Quick growth and new design

The West Coast of North America that did not have established metropolitan architecture when Industrialization changed urban living. This is not to say there was no architecture. Indigenous people all along the coast have distinct design from longhouse construction to adobe villages. Residential architecture up and down the coast reflects these building traditions.

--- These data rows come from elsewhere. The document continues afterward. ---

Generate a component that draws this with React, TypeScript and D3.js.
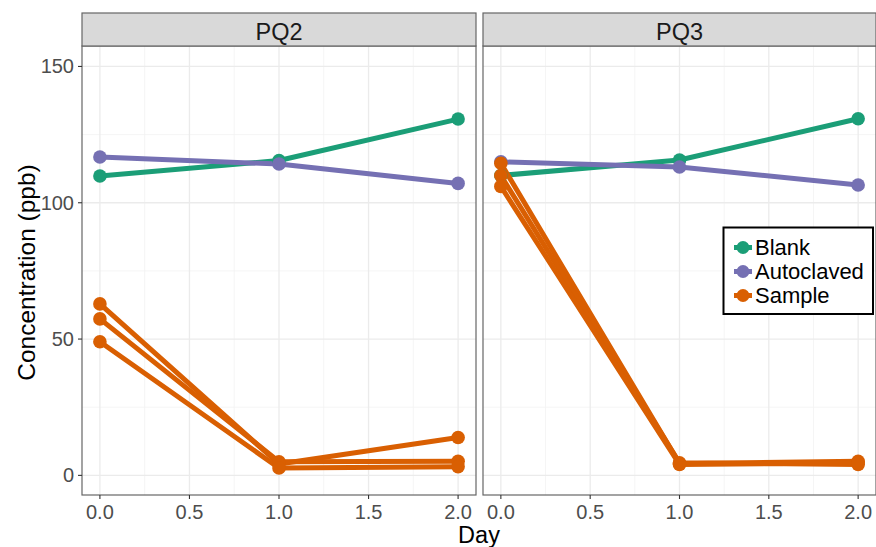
import React from "react";
import * as d3 from "d3";

const panels = ["PQ2", "PQ3"];
const days = [0, 1, 2];
const seriesNames = ["Blank", "Autoclaved", "Sample"];
const seriesColors = ["#1B9E77", "#7570B3", "#D95F02"];

// each line: panel, series, values at days 0,1,2
const pq2Blank = [109.8, 115.5, 130.7];
const pq2Auto = [116.8, 114.2, 107.1];
const pq2SampleA = [62.9, 4.2, 13.9];
const pq2SampleB = [57.4, 5.0, 5.2];
const pq2SampleC = [49.0, 2.7, 3.2];
const pq3Blank = [110.0, 115.7, 130.8];
const pq3Auto = [115.0, 113.1, 106.5];
const pq3SampleA = [114.5, 4.3, 5.2];
const pq3SampleB = [110.0, 4.6, 4.0];
const pq3SampleC = [106.0, 4.0, 4.6];

const lines = [
  { panel: "PQ2", series: "Blank", values: pq2Blank },
  { panel: "PQ2", series: "Autoclaved", values: pq2Auto },
  { panel: "PQ2", series: "Sample", values: pq2SampleA },
  { panel: "PQ2", series: "Sample", values: pq2SampleB },
  { panel: "PQ2", series: "Sample", values: pq2SampleC },
  { panel: "PQ3", series: "Blank", values: pq3Blank },
  { panel: "PQ3", series: "Autoclaved", values: pq3Auto },
  { panel: "PQ3", series: "Sample", values: pq3SampleA },
  { panel: "PQ3", series: "Sample", values: pq3SampleB },
  { panel: "PQ3", series: "Sample", values: pq3SampleC },
];

const xTicks = [0, 0.5, 1, 1.5, 2];
const xMinor = [0.25, 0.75, 1.25, 1.75];
const yTicks = [0, 50, 100, 150];
const yMinor = [25, 75, 125];

const W = 876;
const H = 547;
const panelX = [[82, 476], [483, 876]];
const stripTop = 13;
const stripBottom = 46;
const plotBottom = 495;

const color = d3.scaleOrdinal<string, string>().domain(seriesNames).range(seriesColors);
const y = d3.scaleLinear().domain([-7.2, 157.5]).range([plotBottom, stripBottom]);

export default function App() {
  const font = "Arial, 'Liberation Sans', sans-serif";
  return (
    <svg width={W} height={H} style={{ position: "absolute", left: 0, top: 0, background: "#fff" }} fontFamily={font}>
      {panels.map((p, pi) => {
        const [x0, x1] = panelX[pi];
        const x = d3.scaleLinear().domain([-0.1, 2.1]).range([x0, x1]);
        const line = d3.line<number>().x((_, i) => x(days[i])).y((v) => y(v));
        const pLines = lines.filter((l) => l.panel === p);
        return (
          <g key={p}>
            <rect x={x0} y={stripBottom} width={x1 - x0} height={plotBottom - stripBottom} fill="#fff" />
            {yMinor.map((t) => (
              <line key={"ym" + t} x1={x0} x2={x1} y1={y(t)} y2={y(t)} stroke="#F2F2F2" strokeWidth={0.8} />
            ))}
            {xMinor.map((t) => (
              <line key={"xm" + t} x1={x(t)} x2={x(t)} y1={stripBottom} y2={plotBottom} stroke="#F2F2F2" strokeWidth={0.8} />
            ))}
            {yTicks.map((t) => (
              <line key={"yM" + t} x1={x0} x2={x1} y1={y(t)} y2={y(t)} stroke="#EBEBEB" strokeWidth={1.3} />
            ))}
            {xTicks.map((t) => (
              <line key={"xM" + t} x1={x(t)} x2={x(t)} y1={stripBottom} y2={plotBottom} stroke="#EBEBEB" strokeWidth={1.3} />
            ))}
            {pLines.map((l, i) => (
              <path key={"l" + i} d={line(l.values) || ""} fill="none" stroke={color(l.series)} strokeWidth={5} strokeLinejoin="round" />
            ))}
            {pLines.map((l, i) =>
              l.values.map((v, j) => (
                <circle key={"c" + i + "-" + j} cx={x(days[j])} cy={y(v)} r={6.8} fill={color(l.series)} />
              ))
            )}
            <rect x={x0} y={stripBottom} width={x1 - x0} height={plotBottom - stripBottom} fill="none" stroke="#666" strokeWidth={1.2} />
            <rect x={x0} y={stripTop} width={x1 - x0} height={stripBottom - stripTop} fill="#D9D9D9" stroke="#666" strokeWidth={1.2} />
            <text x={(x0 + x1) / 2} y={40} textAnchor="middle" fontSize={23.5} fill="#1A1A1A">
              {p}
            </text>
            {xTicks.map((t) => (
              <g key={"xt" + t}>
                <line x1={x(t)} x2={x(t)} y1={plotBottom} y2={plotBottom + 4} stroke="#333" strokeWidth={1.1} />
                <text x={x(t)} y={519} textAnchor="middle" fontSize={20} fill="#4D4D4D">
                  {d3.format(".1f")(t)}
                </text>
              </g>
            ))}
            {pi === 0 &&
              yTicks.map((t) => (
                <g key={"yt" + t}>
                  <line x1={x0 - 4} x2={x0} y1={y(t)} y2={y(t)} stroke="#333" strokeWidth={1.1} />
                  <text x={x0 - 8} y={y(t) + 7} textAnchor="end" fontSize={20} fill="#4D4D4D">
                    {t}
                  </text>
                </g>
              ))}
          </g>
        );
      })}
      <text x={479} y={543} textAnchor="middle" fontSize={23.5} fill="#000">
        Day
      </text>
      <text transform={`translate(35, 272.5) rotate(-90)`} textAnchor="middle" fontSize={24.5} fill="#000">
        Concentration (ppb)
      </text>
      <g>
        <rect x={723.5} y={227.5} width={149.5} height={86.5} fill="#fff" stroke="#000" strokeWidth={2} />
        {seriesNames.map((s, i) => {
          const cy = 247.5 + i * 24;
          return (
            <g key={s}>
              <line x1={734} x2={752} y1={cy} y2={cy} stroke={color(s)} strokeWidth={5} />
              <circle cx={743} cy={cy} r={6.5} fill={color(s)} />
              <text x={755} y={cy + 7.5} fontSize={22} fill="#000">
                {s}
              </text>
            </g>
          );
        })}
      </g>
    </svg>
  );
}
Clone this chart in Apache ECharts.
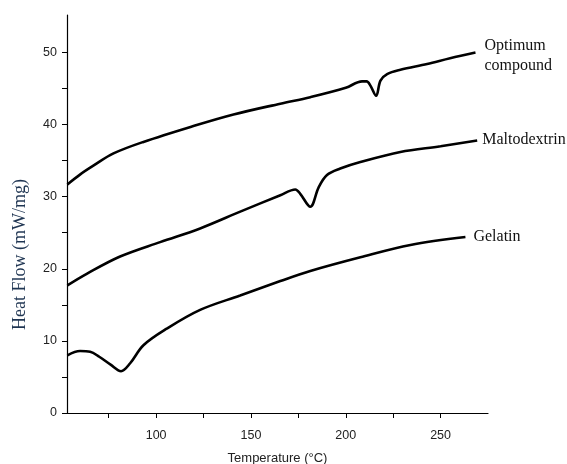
<!DOCTYPE html>
<html>
<head>
<meta charset="utf-8">
<script src="https://cdn.jsdelivr.net/npm/echarts@6/dist/echarts.min.js"></script>
<style>
  html, body { margin: 0; padding: 0; background: #fff; }
  #chart { width: 567px; height: 464px; }
</style>
</head>
<body>
<div id="chart"></div>
<script>
// 读图估计的数据 (温度 °C, 热流 mW/mg)
var optimumT  = [53.2, 60, 66.9, 77.5, 93.3, 119.7, 140.8, 165.5, 181.3, 200, 208.6, 211, 213, 216, 218.3, 221.8, 228.8, 242.9, 255, 268.4];
var optimumHF = [31.7, 33.1, 34.3, 36.0, 37.6, 39.8, 41.4, 42.9, 43.8, 45.1, 46.0, 46.0, 45.4, 44.0, 46.1, 47.0, 47.6, 48.4, 49.2, 50.0];

var maltoT  = [53.2, 63.4, 81, 102.1, 123.2, 145, 165.5, 173.4, 176, 181.3, 185.7, 190.1, 197.1, 207.7, 228.8, 250, 269.3];
var maltoHF = [17.7, 19.3, 21.7, 23.7, 25.6, 28.0, 30.2, 31.0, 30.4, 28.6, 31.3, 33.0, 33.9, 34.8, 36.2, 37.0, 37.8];

var gelatinT  = [53.2, 59.9, 65.2, 70, 76, 81.5, 86.3, 93.3, 105.6, 123.2, 144.3, 165.5, 181.3, 207.7, 234.1, 263.1];
var gelatinHF = [8.0, 8.6, 8.5, 7.8, 6.7, 5.8, 6.9, 9.4, 11.7, 14.3, 16.3, 18.3, 19.7, 21.6, 23.3, 24.4];

var seriesNames = ['Optimum\ncompound', 'Maltodextrin', 'Gelatin'];
var xTicks = [75, 100, 125, 150, 175, 200, 225, 250];
var xLabels = [100, 150, 200, 250];
var yTicks = [0, 5, 10, 15, 20, 25, 30, 35, 40, 45, 50];
var yLabels = [0, 10, 20, 30, 40, 50];

function pairs(xs, ys) {
    var out = [];
    for (var i = 0; i < xs.length; i++) {
        out.push([xs[i], ys[i]]);
    }
    return out;
}

var myChart = echarts.init(document.getElementById('chart'));

var tickFont = ['Liberation Sans Narrow', 'Liberation Sans', 'sans-serif'].join(',');

function lineSeries(name, data, offset) {
    return {
        name: name,
        type: 'line',
        data: data,
        smooth: 0.35,
        symbol: 'none',
        animation: false,
        lineStyle: { color: '#000', width: 2.6 },
        endLabel: {
            show: true,
            formatter: name,
            distance: 6,
            offset: offset,
            fontFamily: 'Liberation Serif',
            fontSize: 16,
            lineHeight: 20,
            color: '#111'
        }
    };
}

var option = {
    backgroundColor: '#fff',
    grid: { left: 67, right: 79, top: 15, bottom: 51, outerBoundsMode: 'none' },
    xAxis: {
        type: 'value',
        min: 53,
        max: 275,
        name: 'Temperature (°C)',
        nameLocation: 'middle',
        nameGap: 39,
        nameTextStyle: { fontFamily: 'Liberation Sans', fontSize: 13, color: '#222' },
        splitLine: { show: false },
        axisLine: { show: true, lineStyle: { color: '#000', width: 1.2 } },
        axisTick: { show: true, customValues: xTicks, length: 5, lineStyle: { color: '#000' } },
        axisLabel: { customValues: xLabels, fontFamily: tickFont, fontSize: 12.5, color: '#222', margin: 16 }
    },
    yAxis: {
        type: 'value',
        min: 0,
        max: 55.2,
        splitLine: { show: false },
        axisLine: { show: true, lineStyle: { color: '#000', width: 1.2 } },
        axisTick: { show: true, customValues: yTicks, length: 5, lineStyle: { color: '#000' } },
        axisLabel: { customValues: yLabels, fontFamily: tickFont, fontSize: 12.5, color: '#222', margin: 10 }
    },
    graphic: [{
        type: 'text',
        left: 11,
        top: 179,
        rotation: Math.PI / 2,
        style: {
            text: 'Heat Flow (mW/mg)',
            fontFamily: 'Liberation Serif',
            fontSize: 18,
            fill: '#1f3552'
        }
    }],
    series: [
        lineSeries(seriesNames[0], pairs(optimumT, optimumHF), [3, 3]),
        lineSeries(seriesNames[1], pairs(maltoT, maltoHF), [-1, -1]),
        lineSeries(seriesNames[2], pairs(gelatinT, gelatinHF), [2, 0])
    ]
};

myChart.setOption(option);
</script>
</body>
</html>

Yet rapid urbanization on the West Coast transformed relatively small towns into metropolitan areas, rather than building into existing centers. The style of each region is evolving quickly, unpinned to long history. Each city is influenced by a handful of architecture firms and the municipal governments and planners of the day. By keeping an eye on things as simple as hardscape and site furnishings, we can begin to see local trends and influences. These may break off into interesting regional differences over time. Perhaps the West Coast Contemporary style will be separated further into north and south regions, or Vancouver Style and Portland Style will greatly diverge as Portland densifies. In big ways, vernacular style reflects as much about resources as it does about philosophy: glass towers are more viable in a Northern rainforest and brick is less needed for insulation. Yet when given options equal in cost, regions make differences based in preferences. Bollards are such a choice. These small selections change the aesthetic and the feel of a place.